Carl went on to show how all of this might have been defined by focusing on the role of the business analyst. The business analyst can start from scratch, start by cloning an existing solution or by using an existing template. This last scenario should be the most common, with business partners providing these templates for very specific solution areas. Having selected a template the next step is to define the kinds of cases involved. The cases involved lead into the roles, document types, forms, reports and rules required.  These can be defined as part of the template and added or extended by the analyst. If a new role is added, then activities can be reassigned etc. An analyst can also manage the activities directly, easily changing preconditions, documents and other inputs.

Overall an interesting storyboard but not clear how much of it is ready to go.
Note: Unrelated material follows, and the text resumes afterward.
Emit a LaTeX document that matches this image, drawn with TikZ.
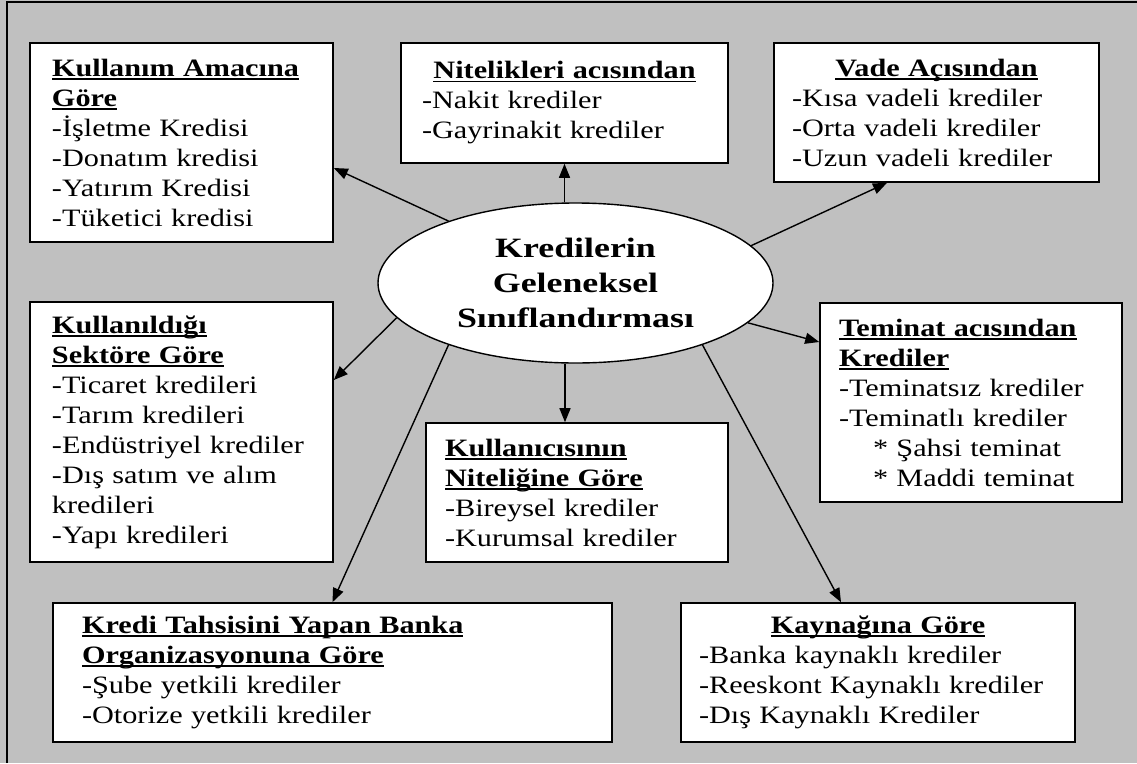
\documentclass[tikz,border=0pt]{standalone}
\usepackage{fontspec}
\setmainfont{Liberation Serif}[FakeStretch=1.21]
\newfontfamily\ellfont{Liberation Serif}[FakeStretch=1.28]
\usepackage{tikz}
\usetikzlibrary{arrows.meta,shapes.geometric}
\definecolor{bggray}{HTML}{C0C0C0}
\newsavebox\ttlbox
\newcommand\ttl[1]{\leavevmode\sbox\ttlbox{\bfseries#1}\rlap{\rule[-3.5pt]{\wd\ttlbox}{1.8pt}}\usebox\ttlbox}
\newcommand\ctl[1]{\leavevmode\makebox[\hsize][c]{\ttl{#1}}}

\begin{document}
\begin{tikzpicture}[x=1pt,y=-1pt,
	box/.style = {draw, line width=1.6pt, fill=white, rectangle, inner sep=0pt, align=left,
		font=\fontsize{25pt}{30pt}\selectfont},
	arr/.style = {-{Triangle[length=14pt,width=11pt]}, line width=1.4pt}]
	\useasboundingbox (0,0) rectangle (1137,763);
	\fill[bggray] (0,0) rectangle (1137,763);
	\draw[line width=1.5pt] (7,763) -- (7,2) -- (1137,2);
	% centre
	\node[ellipse, draw, line width=1.4pt, fill=white, inner sep=0pt, minimum width=395pt, minimum height=160pt,
		align=center, font=\ellfont\bfseries\fontsize{28pt}{35pt}\selectfont] (kredi) at (575.5,283)
		{Kredilerin\\Geleneksel\\Sınıflandırması};
	% boxes
	\node[box, minimum width=303pt, minimum height=199pt, text width=259pt] (amac) at (181.5,142.5)
		{\ttl{Kullanım Amacına}\\\ttl{Göre}\\-İşletme Kredisi\\-Donatım kredisi\\-Yatırım Kredisi\\-Tüketici kredisi};
	\node[box, minimum width=327pt, minimum height=120pt, text width=285pt] (nitelik) at (564.5,103)
		{\ctl{Nitelikleri acısından}\\-Nakit krediler\\-Gayrinakit krediler};
	\node[box, minimum width=325pt, minimum height=139pt, text width=289pt] (vade) at (936.5,112.5)
		{\ctl{Vade Açısından}\\-Kısa vadeli krediler\\-Orta vadeli krediler\\-Uzun vadeli krediler};
	\node[box, minimum width=303pt, minimum height=260pt, text width=259pt] (sektor) at (181.5,432)
		{\ttl{Kullanıldığı}\\\ttl{Sektöre Göre}\\-Ticaret kredileri\\-Tarım kredileri\\-Endüstriyel krediler\\-Dış satım ve alım\\kredileri\\-Yapı kredileri};
	\node[box, minimum width=302pt, minimum height=139pt, text width=264pt] (kullanici) at (577,492.5)
		{\ttl{Kullanıcısının}\\\ttl{Niteliğine Göre}\\-Bireysel krediler\\-Kurumsal krediler};
	\node[box, minimum width=302pt, minimum height=199pt, text width=264pt] (teminat) at (971,402.5)
		{\ttl{Teminat acısından}\\\ttl{Krediler}\\-Teminatsız krediler\\-Teminatlı krediler\\\hspace*{34pt}* Şahsi teminat\\\hspace*{34pt}* Maddi teminat};
	\node[box, minimum width=559pt, minimum height=139pt, text width=501pt] (tahsis) at (332.5,672.5)
		{\ttl{Kredi Tahsisini Yapan Banka}\\\ttl{Organizasyonuna Göre}\\-Şube yetkili krediler\\-Otorize yetkili krediler};
	\node[box, minimum width=394pt, minimum height=139pt, text width=358pt] (kaynak) at (878,672.5)
		{\ctl{Kaynağına Göre}\\-Banka kaynaklı krediler\\-Reeskont Kaynaklı krediler\\-Dış Kaynaklı Krediler};
	% arrows
	\coordinate (kdown) at ([xshift=-12pt]kullanici.north);
	\draw[arr] (kredi.154.7) -- ([yshift=-25.5pt]amac.east);
	\draw[arr] (nitelik.south |- kredi.north) -- (nitelik.south);
	\draw[arr] (kredi.12.9) -- ([xshift=-49.5pt]vade.south);
	\draw[arr] (kredi.191.5) -- ([yshift=52pt]sektor.east);
	\draw[arr] (kdown |- kredi.south) -- (kdown);
	\draw[arr] (kredi.347.7) -- ([yshift=60.5pt]teminat.west);
	\draw[arr] (kredi.206.3) -- (tahsis.north);
	\draw[arr] (kredi.334.8) -- ([xshift=-37pt]kaynak.north);
\end{tikzpicture}
\end{document}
Carl was joined by a panel to discuss IBM’s approach to ACM. The panel was Karen Parrish, VP Industry Solutions focused on vertical frameworks, Beth Smith, VP WebSphere including ILOG and Lombardi, Graham Mackintosh, Cognos Product Strategy and Innovation, Mary Beth Raven, Lead User Experience Designer for Workplace/Portal/Collaboration tools including Lotus. Critical thoughts from this panel:

  • A consistent theme was that Advanced Case Management includes all the products that are needed, regardless of how they report inside IBM
  • Social collaboration, live links to people’s names, collaboration within your own context is important – don’t make people change applications just to collaborate
  • In-context access to all the analysis capabilities of Cognos is critical – not just pictures or summaries. Indicative of the degree to which IBM wants ACM to pull things together
  • Want to make case management easily available to people using other products, so someone using Cognos can spot something odd (potential fraud, say) and kick off a case to investigate
  • IBM sees its obligation to make more of its products work together  better and share underlying technology to deliver capabilities like ACM
  • Analytics has a role within a process – helping make better decisions by delivering “decision-ready” information (or better yet, in my opinion, decision-ready insight) and helping improve the process by providing an overview of the process
  • Text analytics could also improve unstructured activities like email – detecting, for instance, who might have action items within an email thread.
  • How do all the new mobile technologies affect this, change collaboration, change content
  • Designed all this with partners in mind – ISVs, regional SIs, those with vertical/domain expertise

Great session but not enough on the roadmap. Let’s see what we see.